L'ambitieuse fresque rock (18 chansons rassemblées en trois actes) fait le portrait de deux jeunes qui tentent de tirer leur épingle du jeu dans cet univers pas très enthousiasmant. Gloria, la révoltée qu'on devine militante, représente la seule lueur d'espoir. La seule personne animée par les grands idéaux américains (Last Of the American Girl).

Christian, lui, se révèle franchement plus nihiliste. Il parle de sa génération comme d'une bande de «zéros», comme des «désespérés» élevés par «les bâtards de 69» - les baby-boomers n'ont pas fini d'encaisser les remontrances de ceux qui les suivent. Christian retourne sa colère contre lui-même et sombre dans l'autodestruction.

21st Century Breakdown n'est pas une thèse de doctorat sur l'infiltration du religieux dans le politique ni un exposé détaillé sur l'étendue du pouvoir corporatiste.
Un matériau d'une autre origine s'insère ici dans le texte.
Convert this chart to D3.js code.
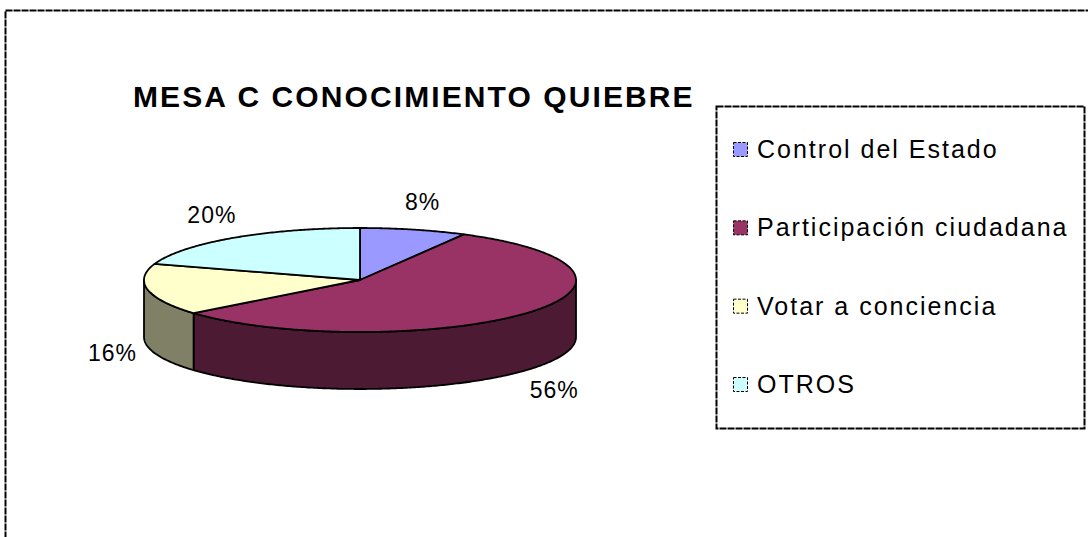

La critique sociale portée par ce disque n'est pas articulée clairement. Elle est plutôt fuyante. Elle se dégage des images et des vers qu'on attrape au vol, des liens qu'on décide de tisser entre eux. Ça reste du rock, quoi. Du rock garage pris d'idées de grandeur, capable de mêler avec agilité ses racines punk et ses envies pop au souffle épique des grands albums concept des années 70.

Un idéal

Que retient-on de cette plongée dans une ère chaotique et cacophonique (Static Age)? Un idéal. Très punk, celui-là: la nécessité de couper avec la masse lobotomisée, les religieux charlatans et l'establishment corporatiste. Manifester peut être pathétique, comme le signale Christian dans Murder City, mais ce qu'affirme Green Day, ce n'est ni plus ni moins que l'urgence de se révolter. On n'aurait jamais cru la chose possible, il y a 15 ans, quand on dansait comme des demeurés sur l'inoffensive When I Come Around.